Washington, Parigi e Londra hanno rimandato a oggi le prese di posizione in attesa di una reazione ufficiale da Mosca, che finora si è opposta all’adozione di nuove sanzioni da parte del Consiglio di Sicurezza. «Serve tempo per esaminare con attenzione il rapporto» si è limitato a commentare un portavoce del ministero degli Esteri russo, sottolineando però la «necessità di analizzarlo in un’atmosfera di calma per capire che cosa è davvero nuovo e credibile e se i fatti confermano i sospetti sulla presenza di componenti militari nel programma».

Paolo Mastrolilli - " Il vero obiettivo è isolare il regime "


Daniel Pipes

Sono manovre politiche, per riportare l’attenzione sull’Iran, aumentare la pressione e ottenere nuove sanzioni. Se però nel corso della campagna presidenziale Obama si trovasse davvero in difficoltà, non escludo che potrebbe decidere di cambiare argomento facendo precipitare la crisi con Teheran». È l’analisi di Daniel Pipes, direttore del Middle East Forum e già consigliere del presidente Bush, sulle nuove denunce dell’Agenzia Internazionale per l’Energia Atomica riguardo il programma nucleare dell’Iran, e le voci che si rincorrono a proposito di un possibile intervento militare israeliano.

Perché questa accelerazione proprio ora?

«La pericolosità del programma iraniano non è una novità, tutti sanno che ha scopi militari. La strategia che è stata scelta a livello internazionale per contrastarlo è quella dell’isolamento e delle sanzioni.
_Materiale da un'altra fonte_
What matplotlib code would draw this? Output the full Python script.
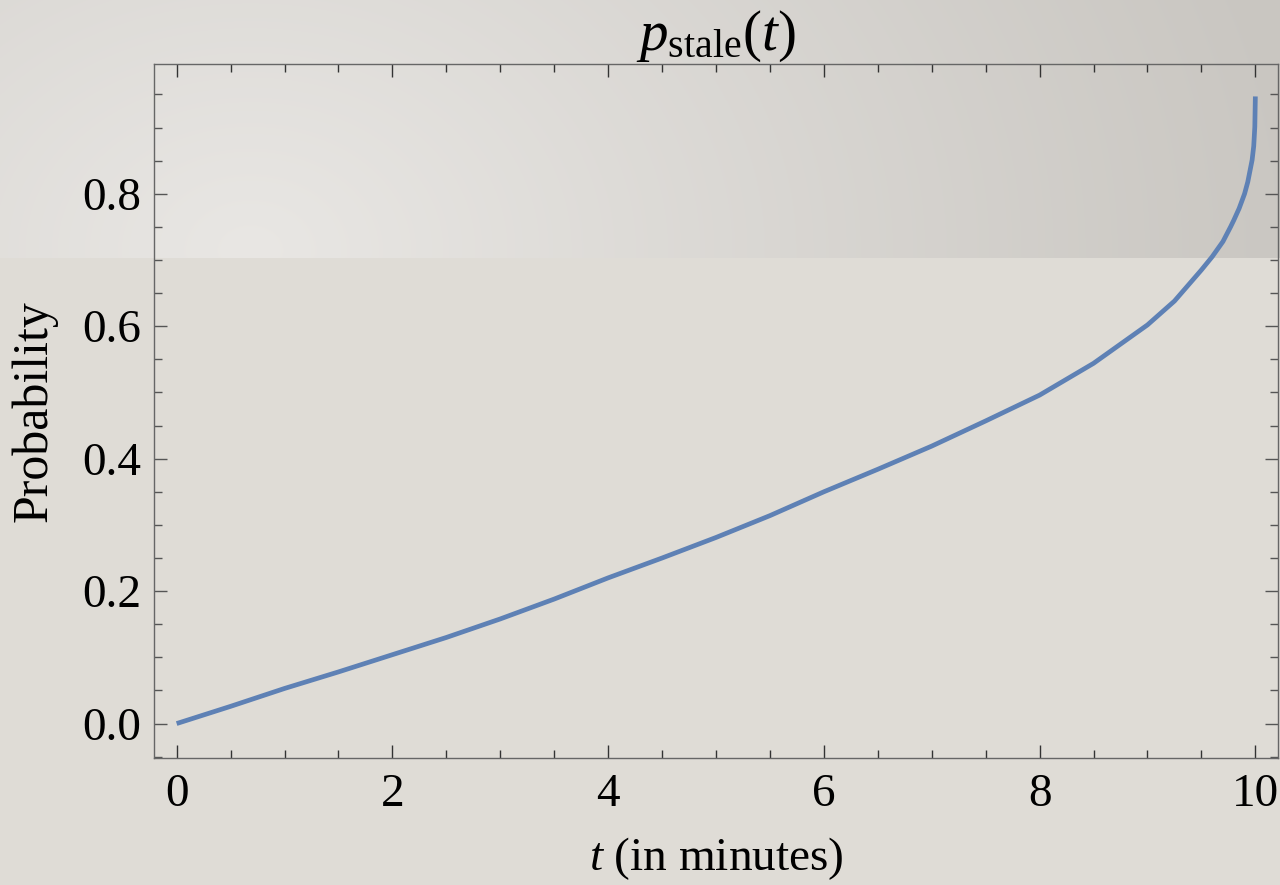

Ma conservare la pressione a lungo termine è difficile, e quindi ad intervalli abbastanza ricorrenti ci dimentichiamo del problema. A quel punto cominciano le rivelazioni, come quelle che sono uscite in questi giorni riguardo il rapporto dell’Aiea, che richiamano l’attenzione internazionale sul problema. Lo scopo è questo».
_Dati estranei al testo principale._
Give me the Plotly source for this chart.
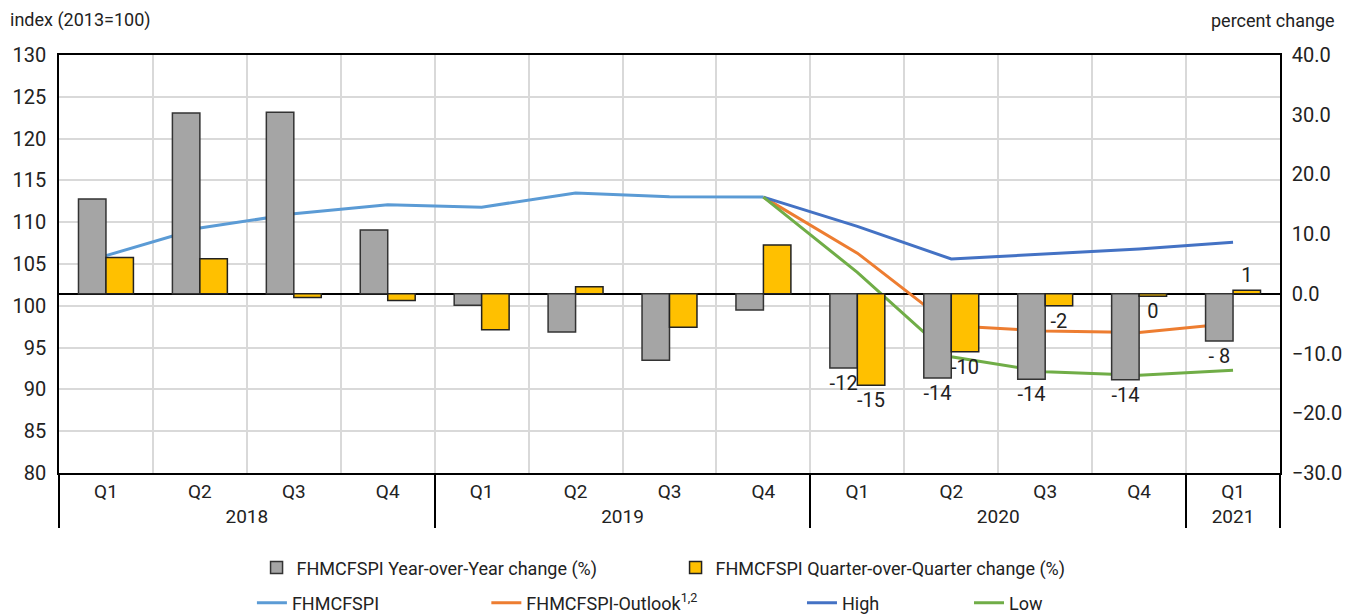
import plotly.graph_objects as go

years = ["2018"] * 4 + ["2019"] * 4 + ["2020"] * 4 + ["2021"]
quarters = ["Q1", "Q2", "Q3", "Q4"] * 3 + ["Q1"]

# percent change (right axis)
yoy = [15.9, 30.3, 30.4, 10.7, -1.9, -6.4, -11.1, -2.7, -12.4, -14.1, -14.3, -14.4, -7.9]
qoq = [6.1, 5.9, -0.6, -1.1, -6.0, 1.2, -5.6, 8.2, -15.3, -9.7, -2.0, -0.4, 0.6]
yoy_labels = [""] * 8 + ["-12", "-14", "-14", "-14", "- 8"]
qoq_labels = [""] * 8 + ["-15", "-10", "-2", "0", "1"]

# index (left axis)
fhmcfspi = [106.0, 109.3, 111.0, 112.1, 111.8, 113.5, 113.05, 113.0, None, None, None, None, None]
outlook = [None] * 7 + [113.0, 106.3, 97.6, 97.0, 96.8, 97.9]
high = [None] * 7 + [113.0, 109.5, 105.6, 106.2, 106.8, 107.6]
low = [None] * 7 + [113.0, 104.0, 93.9, 92.1, 91.7, 92.3]

FONT = "Roboto, Liberation Sans, sans-serif"
x = [years, quarters]

fig = go.Figure()
fig.add_trace(go.Bar(
    x=x, y=yoy, name="FHMCFSPI Year-over-Year change (%)", yaxis="y2",
    marker=dict(color="#A5A5A5", line=dict(color="#333333", width=1.5)),
    text=yoy_labels, textposition="outside", constraintext="none", cliponaxis=False,
    textfont=dict(size=20, color="#222222"), legend="legend"))
fig.add_trace(go.Bar(
    x=x, y=qoq, name="FHMCFSPI Quarter-over-Quarter change (%)", yaxis="y2",
    marker=dict(color="#FFC000", line=dict(color="#222222", width=1.5)),
    text=qoq_labels, textposition="outside", constraintext="none", cliponaxis=False,
    textfont=dict(size=20, color="#222222"), legend="legend"))

lines = [
    ("FHMCFSPI", fhmcfspi, "#5B9BD5", "legend2"),
    ("FHMCFSPI-Outlook<sup>1,2</sup>", outlook, "#ED7D31", "legend3"),
    ("High", high, "#4472C4", "legend4"),
    ("Low", low, "#70AD47", "legend5"),
]
for name, vals, col, lg in lines:
    fig.add_trace(go.Scatter(x=x, y=vals, name=name, mode="lines", yaxis="y",
                             line=dict(color=col, width=3), legend=lg))

leg = dict(orientation="h", yanchor="middle", font=dict(size=18, color="#222222"),
           bgcolor="rgba(0,0,0,0)", tracegroupgap=0)

# page body adds an 8px offset, so the figure is sized to sit inside the window
fig.update_layout(
    width=1342, height=630,
    margin=dict(l=51, r=70, t=47, b=165),
    paper_bgcolor="white", plot_bgcolor="white",
    font=dict(family=FONT, size=20, color="#222222"),
    barmode="group", bargap=0.415, bargroupgap=0,
    xaxis=dict(type="multicategory", tickson="boundaries", showgrid=True,
               gridcolor="#D9D9D9", gridwidth=1.5, showline=True, linecolor="black",
               linewidth=1.5, mirror=True, showdividers=True, dividercolor="black",
               dividerwidth=1.5, ticks="", tickfont=dict(size=19), automargin=False),
    yaxis=dict(range=[80, 130], dtick=5, showgrid=True, gridcolor="#D9D9D9",
               gridwidth=1.5, showline=True, linecolor="black", linewidth=1.5,
               zeroline=False, tickfont=dict(size=20), ticks="", ticklabelstandoff=7,
               automargin=False),
    yaxis2=dict(range=[-30, 40], dtick=10, tickformat=".1f", overlaying="y",
                side="right", showgrid=False, showline=True, linecolor="black",
                linewidth=1.5, zeroline=True, zerolinecolor="black", zerolinewidth=1.5,
                tickfont=dict(size=20), ticks="", ticklabelstandoff=6, automargin=False),
    legend=dict(leg, x=0.1618, y=-0.227, entrywidth=374),
    legend2=dict(leg, x=0.158, y=-0.311),
    legend3=dict(leg, x=0.350, y=-0.311),
    legend4=dict(leg, x=0.6085, y=-0.311),
    legend5=dict(leg, x=0.7453, y=-0.311),
    annotations=[
        dict(text="index (2013=100)", xref="paper", yref="paper", x=-0.0418, y=1.0837,
             xanchor="left", yanchor="middle", showarrow=False, font=dict(size=18)),
        dict(text="percent change", xref="paper", yref="paper", x=1.0467, y=1.0837,
             xanchor="right", yanchor="middle", showarrow=False, font=dict(size=18)),
    ],
)

fig.write_html("out.html")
Quindi lei non crede alle voci su una possibile azione militare israeliana per colpire le strutture nucleari iraniane?

«No, penso che facciano parte delle pressioni in atto. Credo che alla fine il vero obiettivo sia aumentare l’isolamento di Teheran e approvare nuove sanzioni, superando le riserve di Paesi come la Russia e la Cina che finora hanno frenato».

Nelle settimane scorse gli Stati Uniti hanno denunciato anche un complotto iraniano per uccidere l'ambasciatore saudita a Washington. Lo trova credibile?
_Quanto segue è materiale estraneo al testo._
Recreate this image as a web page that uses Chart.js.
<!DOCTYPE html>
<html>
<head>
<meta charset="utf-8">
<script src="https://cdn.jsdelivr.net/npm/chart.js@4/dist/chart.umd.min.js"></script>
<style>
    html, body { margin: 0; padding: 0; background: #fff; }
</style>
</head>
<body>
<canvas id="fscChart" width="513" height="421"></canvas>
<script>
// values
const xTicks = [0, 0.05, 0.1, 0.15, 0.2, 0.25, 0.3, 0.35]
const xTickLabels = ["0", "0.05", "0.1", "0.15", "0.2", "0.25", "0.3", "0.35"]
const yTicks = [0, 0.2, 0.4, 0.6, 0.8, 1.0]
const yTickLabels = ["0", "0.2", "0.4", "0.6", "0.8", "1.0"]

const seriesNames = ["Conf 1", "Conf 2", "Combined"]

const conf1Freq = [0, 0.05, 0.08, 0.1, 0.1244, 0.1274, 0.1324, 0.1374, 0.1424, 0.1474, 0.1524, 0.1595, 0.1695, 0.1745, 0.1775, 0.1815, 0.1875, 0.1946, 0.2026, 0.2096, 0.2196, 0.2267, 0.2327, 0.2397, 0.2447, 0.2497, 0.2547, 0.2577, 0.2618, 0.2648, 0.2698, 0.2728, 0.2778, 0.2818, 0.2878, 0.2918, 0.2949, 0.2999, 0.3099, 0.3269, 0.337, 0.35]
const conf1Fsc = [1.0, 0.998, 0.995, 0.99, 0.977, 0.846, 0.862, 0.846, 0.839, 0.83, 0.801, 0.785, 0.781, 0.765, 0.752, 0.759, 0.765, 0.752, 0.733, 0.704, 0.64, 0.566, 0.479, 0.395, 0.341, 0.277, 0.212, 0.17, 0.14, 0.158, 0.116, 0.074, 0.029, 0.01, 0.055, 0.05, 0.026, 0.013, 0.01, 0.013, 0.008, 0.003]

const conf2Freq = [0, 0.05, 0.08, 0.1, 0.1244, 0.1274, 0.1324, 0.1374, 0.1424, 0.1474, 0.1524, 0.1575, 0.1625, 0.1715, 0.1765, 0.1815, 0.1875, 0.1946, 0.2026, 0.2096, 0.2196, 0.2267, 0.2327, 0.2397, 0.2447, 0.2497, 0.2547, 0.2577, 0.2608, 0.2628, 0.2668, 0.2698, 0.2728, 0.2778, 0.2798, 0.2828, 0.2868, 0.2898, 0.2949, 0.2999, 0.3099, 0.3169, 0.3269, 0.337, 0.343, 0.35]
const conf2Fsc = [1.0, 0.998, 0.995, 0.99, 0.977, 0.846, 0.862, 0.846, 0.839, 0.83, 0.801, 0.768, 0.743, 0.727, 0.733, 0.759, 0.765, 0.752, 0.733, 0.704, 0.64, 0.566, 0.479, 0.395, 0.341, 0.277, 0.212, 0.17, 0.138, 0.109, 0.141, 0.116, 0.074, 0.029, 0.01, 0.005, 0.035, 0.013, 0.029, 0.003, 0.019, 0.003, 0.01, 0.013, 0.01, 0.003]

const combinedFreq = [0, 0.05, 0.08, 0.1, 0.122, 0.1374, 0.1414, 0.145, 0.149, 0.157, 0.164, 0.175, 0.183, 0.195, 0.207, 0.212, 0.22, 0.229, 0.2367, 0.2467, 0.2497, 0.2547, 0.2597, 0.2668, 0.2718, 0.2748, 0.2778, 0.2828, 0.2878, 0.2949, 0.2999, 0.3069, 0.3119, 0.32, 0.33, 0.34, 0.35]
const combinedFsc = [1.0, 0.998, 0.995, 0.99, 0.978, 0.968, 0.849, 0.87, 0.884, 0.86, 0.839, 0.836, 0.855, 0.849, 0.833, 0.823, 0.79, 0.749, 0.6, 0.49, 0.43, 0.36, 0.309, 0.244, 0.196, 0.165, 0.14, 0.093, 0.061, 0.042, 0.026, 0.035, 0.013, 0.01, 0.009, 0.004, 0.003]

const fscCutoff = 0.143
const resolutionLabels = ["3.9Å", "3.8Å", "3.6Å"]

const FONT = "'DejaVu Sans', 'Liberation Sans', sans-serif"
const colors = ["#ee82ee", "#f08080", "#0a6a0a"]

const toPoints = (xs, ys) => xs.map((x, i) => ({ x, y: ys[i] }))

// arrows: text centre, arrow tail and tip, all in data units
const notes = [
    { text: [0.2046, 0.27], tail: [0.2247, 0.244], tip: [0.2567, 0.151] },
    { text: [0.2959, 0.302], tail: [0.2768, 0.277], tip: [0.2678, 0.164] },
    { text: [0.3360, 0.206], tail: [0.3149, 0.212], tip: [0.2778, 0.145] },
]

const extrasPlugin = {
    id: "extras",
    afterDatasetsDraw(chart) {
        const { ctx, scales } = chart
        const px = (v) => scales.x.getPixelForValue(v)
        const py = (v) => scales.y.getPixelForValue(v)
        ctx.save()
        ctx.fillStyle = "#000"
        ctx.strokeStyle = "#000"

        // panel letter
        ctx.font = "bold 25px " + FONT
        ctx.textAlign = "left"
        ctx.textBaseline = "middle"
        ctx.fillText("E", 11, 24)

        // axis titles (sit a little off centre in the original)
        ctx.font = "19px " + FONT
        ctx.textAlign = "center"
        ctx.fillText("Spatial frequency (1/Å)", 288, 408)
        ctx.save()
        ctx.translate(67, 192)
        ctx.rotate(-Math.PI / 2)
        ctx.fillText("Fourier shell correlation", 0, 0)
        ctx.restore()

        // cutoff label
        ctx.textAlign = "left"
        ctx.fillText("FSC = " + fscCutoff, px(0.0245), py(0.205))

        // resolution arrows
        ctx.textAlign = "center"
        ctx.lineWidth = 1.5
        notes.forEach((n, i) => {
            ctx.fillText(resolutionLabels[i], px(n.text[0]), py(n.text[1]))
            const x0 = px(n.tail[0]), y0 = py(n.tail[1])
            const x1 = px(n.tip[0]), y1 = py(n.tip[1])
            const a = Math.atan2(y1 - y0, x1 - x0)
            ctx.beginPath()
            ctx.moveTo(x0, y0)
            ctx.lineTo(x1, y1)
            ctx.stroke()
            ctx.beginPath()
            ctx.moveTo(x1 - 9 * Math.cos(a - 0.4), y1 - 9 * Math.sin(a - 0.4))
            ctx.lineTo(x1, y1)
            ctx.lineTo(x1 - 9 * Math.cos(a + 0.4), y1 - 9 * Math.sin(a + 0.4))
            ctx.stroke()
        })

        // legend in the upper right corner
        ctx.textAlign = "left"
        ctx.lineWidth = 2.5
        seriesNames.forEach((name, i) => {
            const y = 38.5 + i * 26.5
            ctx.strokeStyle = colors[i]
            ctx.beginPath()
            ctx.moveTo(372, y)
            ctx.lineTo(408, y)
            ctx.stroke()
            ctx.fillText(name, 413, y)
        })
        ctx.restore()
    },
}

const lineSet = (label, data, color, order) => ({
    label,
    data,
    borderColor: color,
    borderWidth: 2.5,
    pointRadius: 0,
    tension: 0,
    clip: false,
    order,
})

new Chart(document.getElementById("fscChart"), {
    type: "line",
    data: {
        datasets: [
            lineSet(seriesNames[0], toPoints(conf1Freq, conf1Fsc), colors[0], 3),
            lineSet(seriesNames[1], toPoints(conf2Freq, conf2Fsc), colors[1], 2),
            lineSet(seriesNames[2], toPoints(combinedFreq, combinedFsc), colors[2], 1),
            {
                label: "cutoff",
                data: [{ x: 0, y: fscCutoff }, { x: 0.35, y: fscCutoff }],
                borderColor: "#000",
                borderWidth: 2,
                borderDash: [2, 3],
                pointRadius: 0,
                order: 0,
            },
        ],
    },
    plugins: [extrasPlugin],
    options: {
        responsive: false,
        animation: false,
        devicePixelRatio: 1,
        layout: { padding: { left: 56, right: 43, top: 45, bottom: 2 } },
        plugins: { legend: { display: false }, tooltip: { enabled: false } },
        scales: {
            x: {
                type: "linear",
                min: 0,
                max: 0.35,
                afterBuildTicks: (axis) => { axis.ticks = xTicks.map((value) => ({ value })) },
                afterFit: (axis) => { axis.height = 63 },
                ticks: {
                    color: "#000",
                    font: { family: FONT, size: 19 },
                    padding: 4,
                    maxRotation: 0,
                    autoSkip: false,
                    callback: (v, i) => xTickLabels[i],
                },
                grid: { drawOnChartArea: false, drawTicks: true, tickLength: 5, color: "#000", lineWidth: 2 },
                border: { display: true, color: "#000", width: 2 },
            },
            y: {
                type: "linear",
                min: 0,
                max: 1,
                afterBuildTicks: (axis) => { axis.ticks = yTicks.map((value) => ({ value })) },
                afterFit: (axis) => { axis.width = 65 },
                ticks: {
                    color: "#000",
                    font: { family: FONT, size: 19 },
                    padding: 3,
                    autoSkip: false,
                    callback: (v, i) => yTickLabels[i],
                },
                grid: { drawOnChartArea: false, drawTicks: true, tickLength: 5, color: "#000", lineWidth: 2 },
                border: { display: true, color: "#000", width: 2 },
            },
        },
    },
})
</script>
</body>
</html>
«Nella storia della Repubblica islamica abbiamo avuto varie occasioni in cui il governo è stato tentato a colpire gli Stati Uniti, e in alcuni casi alle parole sono seguiti i fatti. In questo caso io penso che il complotto fosse il tentativo da parte di alcuni elementi dello stato di boicottare i timidi tentativi di dialogo fatti da altri. È già successo in passato: ogni volta che le relazioni tra Teheran e Washington accennano a cambiare, qualcuno interviene per deragliare il cammino. Se questa è la spiegazione giusta, non importa sapere quanto fosse autentico o sofisticato il complotto: l’importante è che sia venuto a galla ed abbia avuto il suo effetto dirompente».

I responsabili sono delle fazioni incontrollate nel governo di Teheran?

«Non proprio. Penso piuttosto a persone vicine alla guida spirituale, l’ayatollah Khamenei, impegnate in quella che ormai è una vera e propria battaglia contro il presidente Ahmadinejad. Lui ha accennato a possibili aperture, pur continuando ad usare una retorica incendiaria, e gli altri sono intervenuti per fermarlo».

Molti analisti sono convinti che Obama voglia solo rafforzare le sanzioni perché funzionano, e perché non ha interesse a scatenare una guerra durante la campagna elettorale, proprio mentre completa il ritiro dall’Iraq e avvia quello dall’Afghanistan. Lei è d’accordo?

«È la valutazione più logica. Però fate attenzione: Obama alla fine si è dimostratomolto più incline ad usare la forza, di quanto non sembrasse durante la campagna elettorale. Io non escludo che, se si trovasse in seria difficoltà durante le presidenziali dell’anno prossimo, potrebbe decidere di usare un attacco all’Iran per cambiare la situazione».